What else would I need to upload the code to the atmega328? An USBASP? I already have an Arduino Uno.
 
Hey, this is cool that you are porting your code to the same layout. I don't understand how R1 and R2 are wired on your board though.
I'm not sure what you mean. Are you talking about resistors R1 and R2? If so, they are in parallel and are only there for current limiting in case of a short circuit in the controller cable.

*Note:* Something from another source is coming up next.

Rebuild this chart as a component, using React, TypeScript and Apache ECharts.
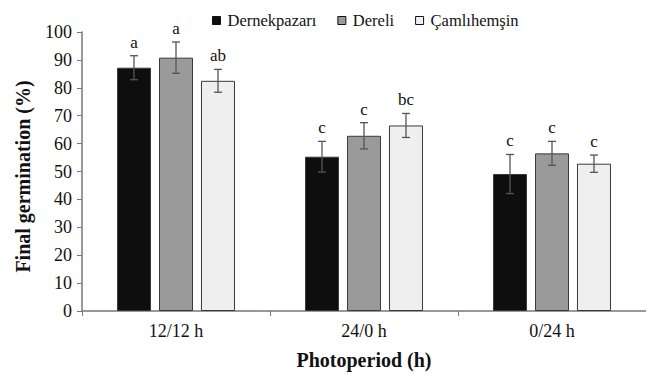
import React, { useEffect, useRef } from "react";
import * as echarts from "echarts";

const categories = ["12/12 h", "24/0 h", "0/24 h"];
const seriesNames = ["Dernekpazarı", "Dereli", "Çamlıhemşin"];
const dernekpazari = [87.2, 55.3, 49.1];
const dereli = [90.8, 62.8, 56.5];
const camlihemsin = [82.5, 66.5, 52.8];
const errDernekpazari = [4.3, 5.5, 7.0];
const errDereli = [5.6, 4.7, 4.3];
const errCamlihemsin = [4.1, 4.3, 3.1];
const lettersDernekpazari = ["a", "c", "c"];
const lettersDereli = ["a", "c", "c"];
const lettersCamlihemsin = ["ab", "bc", "c"];
const yTicks = [0, 10, 20, 30, 40, 50, 60, 70, 80, 90, 100];

const FONT = "Times New Roman, Liberation Serif, serif";

export default function App() {
  const ref = useRef<HTMLDivElement>(null);
  useEffect(() => {
    if (!ref.current) return;
    const chart = echarts.init(ref.current, undefined, { renderer: "svg" });
    const values = [dernekpazari, dereli, camlihemsin];
    const errs = [errDernekpazari, errDereli, errCamlihemsin];
    const letters = [lettersDernekpazari, lettersDereli, lettersCamlihemsin];
    const colors = ["#0e0e0e", "#9a9a9a", "#efefef"];
    const BAR_W = 34;
    const STEP = 42;

    const errData: any[] = [];
    values.forEach((vals, s) => {
      vals.forEach((v, c) => {
        errData.push([c, v, errs[s][c], s, letters[s][c]]);
      });
    });

    const barSeries = values.map((vals, s) => ({
      name: seriesNames[s],
      type: "bar",
      data: vals,
      barWidth: BAR_W,
      barGap: "23.5%",
      itemStyle: {
        color: colors[s],
        borderColor: "#3a3a3a",
        borderWidth: 1,
      },
    }));

    chart.setOption({
      animation: false,
      textStyle: { fontFamily: FONT },
      legend: {
        data: seriesNames.map((n, i) => ({
          name: n,
          itemStyle: { color: colors[i], borderColor: "#111", borderWidth: 1 },
        })),
        left: 207,
        top: 7,
        itemWidth: 8,
        itemHeight: 8,
        itemGap: 21,
        icon: "rect",
        textStyle: { fontFamily: FONT, fontSize: 16.5, color: "#111", padding: [0, 0, 0, 2] },
      },
      grid: { left: 82, right: 0, top: 32, bottom: 62 },
      xAxis: {
        type: "category",
        data: categories,
        axisLine: { lineStyle: { color: "#777", width: 1.5 } },
        axisTick: { show: true, length: 5, lineStyle: { color: "#777" } },
        axisLabel: { fontFamily: FONT, fontSize: 18, color: "#111", margin: 11 },
        name: "Photoperiod (h)",
        nameLocation: "middle",
        nameGap: 39,
        nameTextStyle: { fontFamily: FONT, fontSize: 20, fontWeight: "bold", color: "#111" },
      },
      yAxis: {
        type: "value",
        min: 0,
        max: 100,
        interval: 10,
        splitLine: { show: false },
        axisLine: { show: true, lineStyle: { color: "#777", width: 1.5 } },
        axisTick: { show: true, length: 5, lineStyle: { color: "#777" } },
        axisLabel: {
          fontFamily: FONT,
          fontSize: 18,
          color: "#111",
          margin: 10,
          formatter: (v: number) => (yTicks.includes(v) ? String(v) : ""),
        },
        name: "Final germination (%)",
        nameLocation: "middle",
        nameGap: 49,
        nameTextStyle: { fontFamily: FONT, fontSize: 20, fontWeight: "bold", color: "#111", padding: [0, 10, 0, 0] },
      },
      series: [
        ...barSeries,
        {
          type: "custom",
          name: "err",
          z: 10,
          silent: true,
          data: errData,
          renderItem: (params: any, api: any) => {
            const c = api.value(0);
            const v = api.value(1);
            const e = api.value(2);
            const s = api.value(3);
            const letter = errData[params.dataIndex][4];
            const top = api.coord([c, v + e]);
            const bot = api.coord([c, v - e]);
            const x = top[0] + (s - 1) * STEP;
            const cap = 4;
            const st = { stroke: "#555", lineWidth: 1.3 };
            return {
              type: "group",
              children: [
                { type: "line", shape: { x1: x, y1: top[1], x2: x, y2: bot[1] }, style: st },
                { type: "line", shape: { x1: x - cap, y1: top[1], x2: x + cap, y2: top[1] }, style: st },
                { type: "line", shape: { x1: x - cap, y1: bot[1], x2: x + cap, y2: bot[1] }, style: st },
                {
                  type: "text",
                  x: x,
                  y: top[1] - 5,
                  style: {
                    text: letter,
                    textAlign: "center",
                    textVerticalAlign: "bottom",
                    fontFamily: FONT,
                    fontSize: 17,
                    fill: "#111",
                  },
                },
              ],
            };
          },
        },
      ],
    });
    return () => chart.dispose();
  }, []);
  return (
    <div
      ref={ref}
      style={{ position: "fixed", left: 0, top: 0, width: 646, height: 375, background: "#fff" }}
    />
  );
}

What else would I need to upload the code to the atmega328? An USBASP? I already have an Arduino Uno.
If you are planning on running the code on an Uno, you can just upload the sketch directly to the Uno through serial. If you are going to use either of my custom PCB designs you will need to us an ISP programmer to burn the code to the chip, and set it to use the internal 8mhz oscillator. You can use a USBASP or you can use the "Arduino as ISP" sketch on an Uno. You will want to install "Minicore" in your boards manager to make it easy to set everything up properly for your chip.
 
@Arthrimus , sir...can top3000 be used instead USBASP? Thanks
Unfortunately I don't have a top3000 so I don't know if Atmegas are supported or how to set up the programmer to write the correct fuse bytes. Maybe someone else has experience with this?
I can open the Top3000 and search for the Atmega chip , and see if these are supported...
 
I've not tested with this particular item however can tell you that the Top3000 does indeed program Atmel chips and is able to set fuse bits.

Personally I use my Mini Pro to program Atmel chips and specify fuse settings, works great and it opens INO files fine. Again, I've not tested with this adapter as I'm still awaiting PCBs to arrive.

My chosen USB ISP software is unable to read INO files and requires HEX or BIN files otherwise I'd have used it with my ISP programmer.